Why should small UK businesses and contractors voluntarily register for VAT under the flat rate scheme?
Registering for UK flat rate VAT could improve your cashflow, save you money and is extremely easy to do.
VAT Inputs and Outputs
As a business, you deal with VAT.
- On your receipts for things (goods and services) you buy, your Inputs.
- And on your sales invoices when you sell to customers, your Outputs.
If your company makes over £85,000 in taxable turnover, you must register for VAT with HMRC (HM Revenue and Customs).
The current VAT registration limit is: £85,000 of Taxable Turnover. As of September 2023.
If your taxable turnover is under £85,000
You can voluntarily register for VAT if your taxable turnover is under the threshold. In some cases, the benefits of VAT registration may be quite advantageous for your company.
Different VAT rules
HMRC Has a range of different VAT schemes designed to cater for different sizes of business in different industries, these are well worth considering as they may save you money on your VAT bill or save time and effort in your calculations or both.
My turnover isn’t high enough to be VAT registered.

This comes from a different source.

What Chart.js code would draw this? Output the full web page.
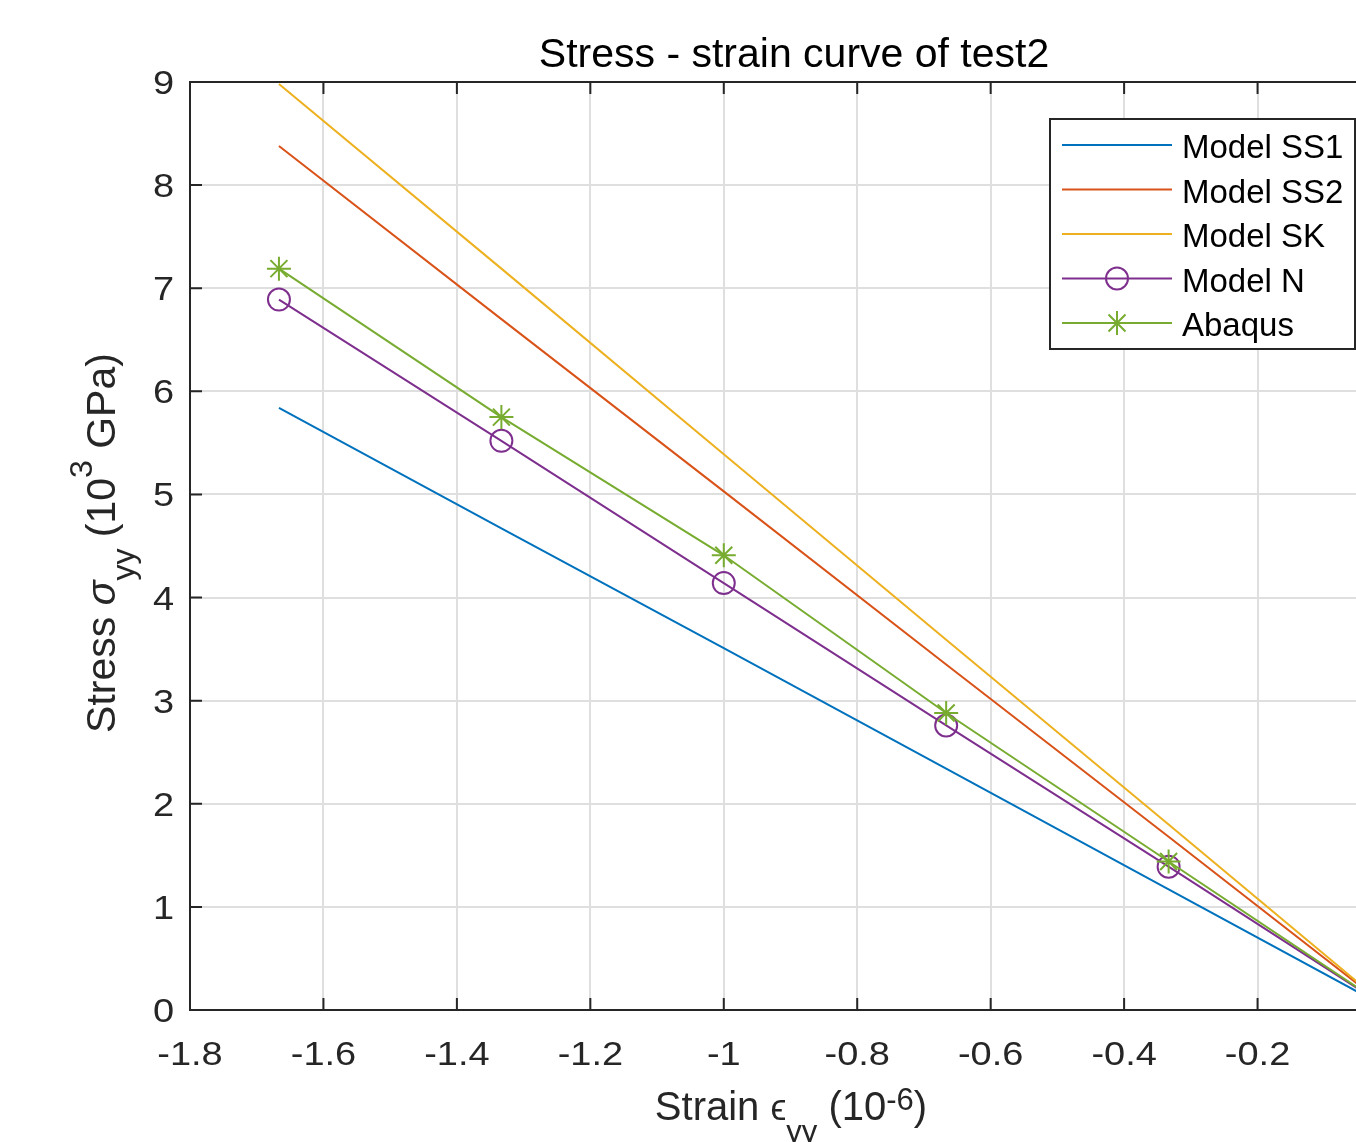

You must become VAT registered if your turnover hits £85,000. If your turnover is below the threshold, you can voluntarily register for VAT meaning you can take advantage of the VAT flat rate scheme.
How Much VAT will I keep?
Users of the Flat Rate VAT Scheme, charge a standard rate of 20% on their invoices but pay HMRC a lower rate. (there are variable rates, depending on the type of business). So, they pay less VAT than they charge and keep the difference.
Limited cost trader.
Most contractors fall into the category of “limited cost trader,” a technical term used by HMRC
A business that is deemed as a “limited cost trader,” should apply a rate of 16.5% to their VAT inclusive turnover to calculate their VAT liability, instead of applying the fixed percentage based on their trade or profession. So, they would keep 3.5% out of the 20% VAT charged, that is 3.5% of taxable turnover.